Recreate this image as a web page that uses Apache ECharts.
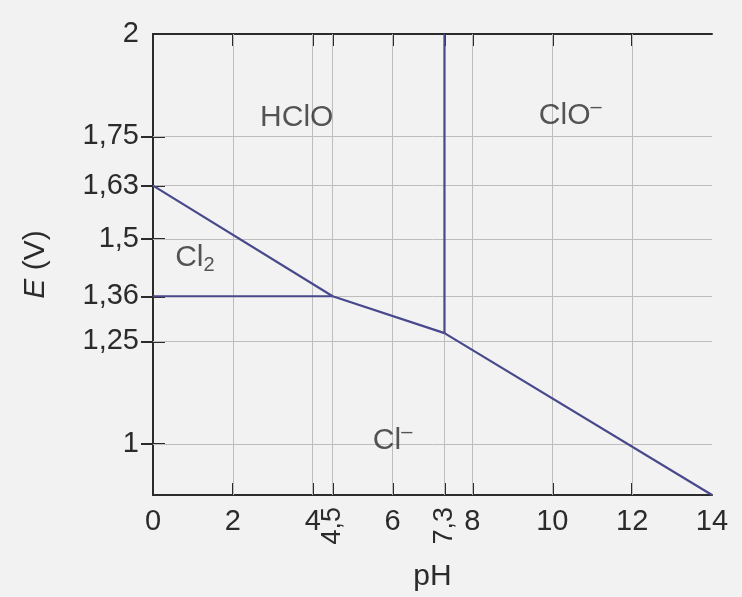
<!DOCTYPE html>
<html>
<head>
<meta charset="utf-8">
<script src="https://cdn.jsdelivr.net/npm/echarts@6/dist/echarts.min.js"></script>
<style>
  html, body { margin: 0; padding: 0; background: #f2f2f2; }
  #chart { width: 742px; height: 597px; }
</style>
</head>
<body>
<div id="chart"></div>
<script>
// ---- data ----
const xLabelValues = [0, 2, 4, 6, 8, 10, 12, 14];
const xSpecialValues = [4.5, 7.3];
const xGridValues = [2, 4, 4.5, 6, 7.3, 8, 10, 12];
const yLabelValues = [1, 1.25, 1.36, 1.5, 1.63, 1.75, 2];
const yGridValues = [1, 1.25, 1.36, 1.5, 1.63, 1.75];
const xRange = [0, 14];
const yRange = [0.875, 2];

// boundaries between species (pH, E)
const cl2Hclo = [[0, 1.63], [4.5, 1.36]];
const cl2Cl = [[0, 1.36], [4.5, 1.36]];
const hcloCl = [[4.5, 1.36], [7.3, 1.27]];
const hcloClo = [[7.3, 1.27], [7.3, 2]];
const cloCl = [[7.3, 1.27], [14, 0.875]];

// region labels (pH, E)
const regionNames = ['HClO', 'ClO−', 'Cl2', 'Cl−'];
const regionPoints = [[3.6, 1.795], [10.45, 1.80], [1.05, 1.455], [6.0, 1.007]];

// ---- chart ----
const FONT = 'Liberation Sans';
const TXT = '#2b2b2b';
const comma = v => String(v).replace('.', ',');

const chart = echarts.init(document.getElementById('chart'));

const boundaryStyle = { color: '#48488c', width: 2.2 };
function boundary(data) {
  return {
    type: 'line', data: data, xAxisIndex: 0, yAxisIndex: 0,
    showSymbol: false, symbol: 'none', silent: true, z: 5,
    lineStyle: boundaryStyle, animation: false
  };
}

const richMain = { fontSize: 30, fontFamily: FONT, color: TXT, lineHeight: 36 };
const regionFormatter = {
  'HClO': '{a|HClO}',
  'ClO−': '{a|ClO}{sup|–}',
  'Cl2': '{a|Cl}{sub|2}',
  'Cl−': '{a|Cl}{sup|–}'
};

chart.setOption({
  backgroundColor: '#f2f2f2',
  animation: false,
  grid: { left: 153, top: 34, right: 30, bottom: 99 },
  xAxis: [
    {
      type: 'value', min: xRange[0], max: xRange[1], position: 'bottom',
      name: 'pH', nameLocation: 'middle', nameGap: 67,
      nameTextStyle: { fontSize: 30, fontFamily: FONT, color: TXT },
      axisLine: { show: true, lineStyle: { color: '#2b2b2b', width: 2 } },
      axisTick: { show: true, inside: true, length: 12, customValues: xGridValues,
                  lineStyle: { color: '#2b2b2b', width: 2 } },
      axisLabel: { show: true, customValues: xLabelValues, margin: 12,
                   fontSize: 29, fontFamily: FONT, color: TXT, formatter: comma },
      splitLine: { show: false }
    },
    {
      type: 'value', min: xRange[0], max: xRange[1], position: 'top',
      axisLine: { show: true, lineStyle: { color: '#2b2b2b', width: 2 } },
      axisTick: { show: true, inside: true, length: 12, customValues: xGridValues,
                  lineStyle: { color: '#2b2b2b', width: 2 } },
      axisLabel: { show: false },
      splitLine: { show: false }
    },
    {
      type: 'value', min: xRange[0], max: xRange[1], position: 'bottom',
      axisLine: { show: false },
      axisTick: { show: false },
      axisLabel: { show: true, customValues: xSpecialValues, rotate: 90, margin: 12,
                   fontSize: 27, fontFamily: FONT, color: TXT, formatter: comma },
      splitLine: { show: false }
    }
  ],
  yAxis: [
    {
      type: 'value', min: yRange[0], max: yRange[1], position: 'left',
      name: '{i|E} (V)', nameLocation: 'middle', nameGap: 102, nameRotate: 90,
      nameTextStyle: { fontSize: 30, fontFamily: FONT, color: TXT,
                       rich: { i: { fontSize: 30, fontFamily: FONT, color: TXT, fontStyle: 'italic' } } },
      axisLine: { show: true, lineStyle: { color: '#2b2b2b', width: 2 } },
      axisTick: { show: true, inside: true, length: 12, customValues: yGridValues,
                  lineStyle: { color: '#2b2b2b', width: 2 } },
      axisLabel: { show: true, customValues: yLabelValues, margin: 14,
                   fontSize: 29, fontFamily: FONT, color: TXT, formatter: comma },
      splitLine: { show: false }
    },
    {
      type: 'value', min: yRange[0], max: yRange[1], position: 'right',
      axisLine: { show: true, lineStyle: { color: '#2b2b2b', width: 2 } },
      axisTick: { show: true, inside: true, length: 12, customValues: yGridValues,
                  lineStyle: { color: '#2b2b2b', width: 2 } },
      axisLabel: { show: false },
      splitLine: { show: false }
    }
  ],
  series: [
    {
      type: 'line', data: [], xAxisIndex: 0, yAxisIndex: 0, z: 1, silent: true,
      markLine: {
        silent: true, symbol: ['none', 'none'], animation: false,
        label: { show: false },
        lineStyle: { color: '#bdbdbd', width: 1, type: 'solid' },
        data: xGridValues.map(v => ({ xAxis: v })).concat(yGridValues.map(v => ({ yAxis: v })))
      }
    },
    boundary(cl2Hclo),
    boundary(cl2Cl),
    boundary(hcloCl),
    boundary(hcloClo),
    boundary(cloCl),
    {
      type: 'scatter', xAxisIndex: 0, yAxisIndex: 0, symbolSize: 0, silent: true, z: 6,
      data: regionPoints.map((p, i) => ({ name: regionNames[i], value: p })),
      label: {
        show: true, position: 'inside',
        formatter: p => regionFormatter[p.name],
        rich: {
          a: richMain,
          sub: { fontSize: 20, fontFamily: FONT, color: TXT, lineHeight: 18, verticalAlign: 'bottom' },
          sup: { fontSize: 20, fontFamily: FONT, color: TXT, lineHeight: 24, verticalAlign: 'top' }
        }
      }
    }
  ]
});
</script>
</body>
</html>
########################################
Repeat verbatim all the material, but not the pictures.

## [Output of the task]
Recreate this image as a web page that uses Apache ECharts.
<!DOCTYPE html>
<html>
<head>
<meta charset="utf-8">
<script src="https://cdn.jsdelivr.net/npm/echarts@6/dist/echarts.min.js"></script>
<style>
  html, body { margin: 0; padding: 0; background: #f2f2f2; }
  #chart { width: 742px; height: 597px; }
</style>
</head>
<body>
<div id="chart"></div>
<script>
// ---- data ----
const xLabelValues = [0, 2, 4, 6, 8, 10, 12, 14];
const xSpecialValues = [4.5, 7.3];
const xGridValues = [2, 4, 4.5, 6, 7.3, 8, 10, 12];
const yLabelValues = [1, 1.25, 1.36, 1.5, 1.63, 1.75, 2];
const yGridValues = [1, 1.25, 1.36, 1.5, 1.63, 1.75];
const xRange = [0, 14];
const yRange = [0.875, 2];

// boundaries between species (pH, E)
const cl2Hclo = [[0, 1.63], [4.5, 1.36]];
const cl2Cl = [[0, 1.36], [4.5, 1.36]];
const hcloCl = [[4.5, 1.36], [7.3, 1.27]];
const hcloClo = [[7.3, 1.27], [7.3, 2]];
const cloCl = [[7.3, 1.27], [14, 0.875]];

// region labels (pH, E)
const regionNames = ['HClO', 'ClO−', 'Cl2', 'Cl−'];
const regionPoints = [[3.6, 1.795], [10.45, 1.80], [1.05, 1.455], [6.0, 1.007]];

// ---- chart ----
const FONT = 'Liberation Sans';
const TXT = '#2b2b2b';
const comma = v => String(v).replace('.', ',');

const chart = echarts.init(document.getElementById('chart'));

const boundaryStyle = { color: '#48488c', width: 2.2 };
function boundary(data) {
  return {
    type: 'line', data: data, xAxisIndex: 0, yAxisIndex: 0,
    showSymbol: false, symbol: 'none', silent: true, z: 5,
    lineStyle: boundaryStyle, animation: false
  };
}

const richMain = { fontSize: 30, fontFamily: FONT, color: TXT, lineHeight: 36 };
const regionFormatter = {
  'HClO': '{a|HClO}',
  'ClO−': '{a|ClO}{sup|–}',
  'Cl2': '{a|Cl}{sub|2}',
  'Cl−': '{a|Cl}{sup|–}'
};

chart.setOption({
  backgroundColor: '#f2f2f2',
  animation: false,
  grid: { left: 153, top: 34, right: 30, bottom: 99 },
  xAxis: [
    {
      type: 'value', min: xRange[0], max: xRange[1], position: 'bottom',
      name: 'pH', nameLocation: 'middle', nameGap: 67,
      nameTextStyle: { fontSize: 30, fontFamily: FONT, color: TXT },
      axisLine: { show: true, lineStyle: { color: '#2b2b2b', width: 2 } },
      axisTick: { show: true, inside: true, length: 12, customValues: xGridValues,
                  lineStyle: { color: '#2b2b2b', width: 2 } },
      axisLabel: { show: true, customValues: xLabelValues, margin: 12,
                   fontSize: 29, fontFamily: FONT, color: TXT, formatter: comma },
      splitLine: { show: false }
    },
    {
      type: 'value', min: xRange[0], max: xRange[1], position: 'top',
      axisLine: { show: true, lineStyle: { color: '#2b2b2b', width: 2 } },
      axisTick: { show: true, inside: true, length: 12, customValues: xGridValues,
                  lineStyle: { color: '#2b2b2b', width: 2 } },
      axisLabel: { show: false },
      splitLine: { show: false }
    },
    {
      type: 'value', min: xRange[0], max: xRange[1], position: 'bottom',
      axisLine: { show: false },
      axisTick: { show: false },
      axisLabel: { show: true, customValues: xSpecialValues, rotate: 90, margin: 12,
                   fontSize: 27, fontFamily: FONT, color: TXT, formatter: comma },
      splitLine: { show: false }
    }
  ],
  yAxis: [
    {
      type: 'value', min: yRange[0], max: yRange[1], position: 'left',
      name: '{i|E} (V)', nameLocation: 'middle', nameGap: 102, nameRotate: 90,
      nameTextStyle: { fontSize: 30, fontFamily: FONT, color: TXT,
                       rich: { i: { fontSize: 30, fontFamily: FONT, color: TXT, fontStyle: 'italic' } } },
      axisLine: { show: true, lineStyle: { color: '#2b2b2b', width: 2 } },
      axisTick: { show: true, inside: true, length: 12, customValues: yGridValues,
                  lineStyle: { color: '#2b2b2b', width: 2 } },
      axisLabel: { show: true, customValues: yLabelValues, margin: 14,
                   fontSize: 29, fontFamily: FONT, color: TXT, formatter: comma },
      splitLine: { show: false }
    },
    {
      type: 'value', min: yRange[0], max: yRange[1], position: 'right',
      axisLine: { show: true, lineStyle: { color: '#2b2b2b', width: 2 } },
      axisTick: { show: true, inside: true, length: 12, customValues: yGridValues,
                  lineStyle: { color: '#2b2b2b', width: 2 } },
      axisLabel: { show: false },
      splitLine: { show: false }
    }
  ],
  series: [
    {
      type: 'line', data: [], xAxisIndex: 0, yAxisIndex: 0, z: 1, silent: true,
      markLine: {
        silent: true, symbol: ['none', 'none'], animation: false,
        label: { show: false },
        lineStyle: { color: '#bdbdbd', width: 1, type: 'solid' },
        data: xGridValues.map(v => ({ xAxis: v })).concat(yGridValues.map(v => ({ yAxis: v })))
      }
    },
    boundary(cl2Hclo),
    boundary(cl2Cl),
    boundary(hcloCl),
    boundary(hcloClo),
    boundary(cloCl),
    {
      type: 'scatter', xAxisIndex: 0, yAxisIndex: 0, symbolSize: 0, silent: true, z: 6,
      data: regionPoints.map((p, i) => ({ name: regionNames[i], value: p })),
      label: {
        show: true, position: 'inside',
        formatter: p => regionFormatter[p.name],
        rich: {
          a: richMain,
          sub: { fontSize: 20, fontFamily: FONT, color: TXT, lineHeight: 18, verticalAlign: 'bottom' },
          sup: { fontSize: 20, fontFamily: FONT, color: TXT, lineHeight: 24, verticalAlign: 'top' }
        }
      }
    }
  ]
});
</script>
</body>
</html>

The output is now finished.